Problem #1: Too many definitions of engagement

“Engagement” is one of those words that can be understood in a number of ways. In order to get the results you seek, you need to clarify what those results are and how to measure them. Roy points out that one of the big problems she sees is companies that lack one clear definition of engagement so everyone’s all on the same page.

“There are many and varied definitions of engagement, which are interpreted and actioned in equally diverse ways with widely differing claims of their ROI impact,” she says. When that happens, the result “is conceptual confusion and unclear strategic roadmaps.”

If different people in your company are using the same term, while meaning different things, you’ll struggle to craft a strategy that produces the results you’re all looking for.

Solution: Redefine engagement

Roy’s suggestion is to take an entirely new look at how you define engagement. “A study by Robertson-Smith and Markwick points out that company-based models tend to see engagement as an outcome.” They see it as something employees do.

Instead, she suggests shifting your definition to see engagement as “a condition that produces outcomes.” What does that condition look like? It’s “a sense of ownership, dedication, and advocacy” that flows “from a psychological state of focus, absorption, and enthusiasm.”

Engagement is the attitude that produces behaviors that lead to the outcomes you seek. Employees that are engaged will be more invested in their work. They’ll be more productive, more creative, stick with the company for longer, and experience fewer conflicts. But while those behaviors may be your ultimate goal, your focus needs to be on creating the circumstances that lead to the attitude that creates all that.
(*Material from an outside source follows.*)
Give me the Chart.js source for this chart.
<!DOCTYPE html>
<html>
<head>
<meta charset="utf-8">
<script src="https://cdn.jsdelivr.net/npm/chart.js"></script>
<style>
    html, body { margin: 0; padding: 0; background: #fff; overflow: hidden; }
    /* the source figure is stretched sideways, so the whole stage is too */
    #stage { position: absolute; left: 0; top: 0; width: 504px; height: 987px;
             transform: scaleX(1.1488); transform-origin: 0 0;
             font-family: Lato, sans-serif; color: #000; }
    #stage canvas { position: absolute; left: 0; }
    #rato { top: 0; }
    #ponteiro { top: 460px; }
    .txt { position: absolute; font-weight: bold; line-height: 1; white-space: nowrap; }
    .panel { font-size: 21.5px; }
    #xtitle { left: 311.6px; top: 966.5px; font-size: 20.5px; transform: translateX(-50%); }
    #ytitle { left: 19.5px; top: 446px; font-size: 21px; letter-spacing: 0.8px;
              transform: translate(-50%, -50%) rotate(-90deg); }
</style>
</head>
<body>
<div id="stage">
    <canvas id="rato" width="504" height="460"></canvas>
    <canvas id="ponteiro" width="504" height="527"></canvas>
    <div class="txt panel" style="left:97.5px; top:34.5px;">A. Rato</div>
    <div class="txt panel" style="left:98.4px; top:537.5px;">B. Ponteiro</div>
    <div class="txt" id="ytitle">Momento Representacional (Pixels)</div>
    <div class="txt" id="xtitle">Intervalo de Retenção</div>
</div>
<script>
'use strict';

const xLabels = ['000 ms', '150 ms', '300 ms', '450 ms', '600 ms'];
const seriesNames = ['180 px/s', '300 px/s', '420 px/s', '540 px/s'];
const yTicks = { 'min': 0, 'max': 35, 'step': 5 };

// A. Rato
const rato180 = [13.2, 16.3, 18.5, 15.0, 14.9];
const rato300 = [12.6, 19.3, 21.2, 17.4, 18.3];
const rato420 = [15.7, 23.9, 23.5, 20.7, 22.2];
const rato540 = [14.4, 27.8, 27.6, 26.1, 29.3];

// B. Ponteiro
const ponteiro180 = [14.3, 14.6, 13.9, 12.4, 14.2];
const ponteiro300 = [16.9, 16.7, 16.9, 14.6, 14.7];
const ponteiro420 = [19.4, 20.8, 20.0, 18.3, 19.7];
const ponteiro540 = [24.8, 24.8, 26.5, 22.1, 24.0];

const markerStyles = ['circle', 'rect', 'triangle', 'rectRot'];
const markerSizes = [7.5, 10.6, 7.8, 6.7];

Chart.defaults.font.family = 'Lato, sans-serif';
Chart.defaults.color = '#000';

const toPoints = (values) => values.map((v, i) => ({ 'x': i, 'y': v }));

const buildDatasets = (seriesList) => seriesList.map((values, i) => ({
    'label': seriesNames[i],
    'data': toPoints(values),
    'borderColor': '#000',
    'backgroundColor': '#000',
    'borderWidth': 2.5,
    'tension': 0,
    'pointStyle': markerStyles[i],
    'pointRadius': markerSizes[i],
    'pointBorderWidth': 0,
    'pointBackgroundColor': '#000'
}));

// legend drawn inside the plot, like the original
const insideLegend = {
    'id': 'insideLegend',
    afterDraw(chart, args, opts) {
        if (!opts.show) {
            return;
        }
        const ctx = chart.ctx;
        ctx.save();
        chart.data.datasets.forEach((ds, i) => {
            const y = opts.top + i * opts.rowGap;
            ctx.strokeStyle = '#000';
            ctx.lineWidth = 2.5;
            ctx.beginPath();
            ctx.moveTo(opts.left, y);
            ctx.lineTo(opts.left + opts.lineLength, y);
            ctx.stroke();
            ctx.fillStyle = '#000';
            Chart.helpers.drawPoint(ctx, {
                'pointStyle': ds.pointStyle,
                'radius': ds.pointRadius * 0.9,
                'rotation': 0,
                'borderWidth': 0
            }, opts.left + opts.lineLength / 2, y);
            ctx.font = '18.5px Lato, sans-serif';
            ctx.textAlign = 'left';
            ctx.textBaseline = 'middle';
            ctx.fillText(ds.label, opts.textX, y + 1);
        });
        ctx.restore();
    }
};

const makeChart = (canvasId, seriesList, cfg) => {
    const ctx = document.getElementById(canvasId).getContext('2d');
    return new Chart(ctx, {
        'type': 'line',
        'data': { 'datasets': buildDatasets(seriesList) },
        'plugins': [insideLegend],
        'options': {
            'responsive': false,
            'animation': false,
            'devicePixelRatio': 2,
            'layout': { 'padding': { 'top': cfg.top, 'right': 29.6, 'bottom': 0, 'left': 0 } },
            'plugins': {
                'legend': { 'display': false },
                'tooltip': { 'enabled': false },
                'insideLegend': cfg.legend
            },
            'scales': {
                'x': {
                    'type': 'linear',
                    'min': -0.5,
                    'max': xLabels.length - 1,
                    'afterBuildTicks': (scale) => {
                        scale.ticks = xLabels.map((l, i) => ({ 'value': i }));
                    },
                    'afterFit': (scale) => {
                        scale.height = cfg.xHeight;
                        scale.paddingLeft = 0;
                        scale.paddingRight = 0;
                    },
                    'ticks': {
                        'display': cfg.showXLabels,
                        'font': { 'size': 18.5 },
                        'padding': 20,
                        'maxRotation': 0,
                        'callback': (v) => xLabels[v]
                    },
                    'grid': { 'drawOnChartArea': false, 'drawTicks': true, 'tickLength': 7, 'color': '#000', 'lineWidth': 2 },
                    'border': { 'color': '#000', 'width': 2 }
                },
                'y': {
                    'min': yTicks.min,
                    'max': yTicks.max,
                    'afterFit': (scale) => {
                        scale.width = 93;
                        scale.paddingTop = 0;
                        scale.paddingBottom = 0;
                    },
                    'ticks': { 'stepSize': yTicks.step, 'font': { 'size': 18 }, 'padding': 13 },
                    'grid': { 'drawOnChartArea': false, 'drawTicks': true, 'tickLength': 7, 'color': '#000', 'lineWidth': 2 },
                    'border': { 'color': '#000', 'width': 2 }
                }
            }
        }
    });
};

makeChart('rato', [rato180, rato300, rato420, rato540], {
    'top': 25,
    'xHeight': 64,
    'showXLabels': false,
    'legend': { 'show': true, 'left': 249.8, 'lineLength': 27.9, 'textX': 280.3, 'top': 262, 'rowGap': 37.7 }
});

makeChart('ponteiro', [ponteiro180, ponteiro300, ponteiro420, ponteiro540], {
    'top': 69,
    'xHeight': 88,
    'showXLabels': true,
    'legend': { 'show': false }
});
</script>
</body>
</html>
How do you do that? Roy lays out four things that create engaged employees: “job satisfaction, organizational commitment, job involvement, and feelings of empowerment.” Work on a strategy that creates those experiences for your employees and engagement will follow.

Problem #2: Many engagement strategies aren’t truly employee focused

Roy brings up a question it’s important for IC professionals to ponder: who is your employee engagement strategy really about? If it’s about pleasing executives or managers, then it’s not serving its true purpose.

“Engagement has too often been reduced to HR surveys, slogans, and free lunches,” she explains. “Employees tend to see these as superficial and irrelevant. They see these as manager-driven, transactional, and a waste of time.”

If your employees aren’t getting anything out of your engagement initiatives, what are they even for? You can’t encourage the kind of dedication and enthusiasm that real engagement comes from using tools that don’t add any value to their lives.

Solution: Craft strategies that focus on the employee experience

In order to create an employee engagement strategy that makes workers feel truly useful and fulfilled, you need to understand who they are and craft your strategy based on their concerns and priorities.

“Scholarly readings insist that true engagement emerges from a two-way mutually beneficial relationship between the employer and the employee,” Roy says. What are you doing to make their experience of the job better?

Roy recommends a shift in your approach away from a focus on engagement, and toward a focus on the larger employee experience. To do that, start by learning everything you can about employees, what does their day-to-day work look like? What do they value most?

“For IC to be effective in aiding or guiding employee experience, it has to treat communications as a two-way stream,” she says. You can’t just focus on being heard, you have to also listen and learn.

Once you have a clear understanding of who your employees are and what matters to them, you can tailor your employee experience strategy to meet the actual needs of your workers.

Improve the Employee Experience for Better IC

For your engagement initiatives to be successful, it pays to take the whole employee experience into consideration. Making the psychological shift from old definitions of engagement to a more experienced-based approach will help you center your employees in your efforts.

According to Roy, this shift “involves consistently re-examining the baseline of what matters from an employee point of view.” But by working to more effectively get inside the heads of the people you’re trying to reach and inspire, you can help employees begin to find more meaning in the work they do.

“For the workplaces of the future, it will be important that people can clearly see the value of the work they do in terms that matter intimately or are set by them,” Roy insists. IC has a role to play in getting there, and the first step is learning to take an employee-centered approach to IC.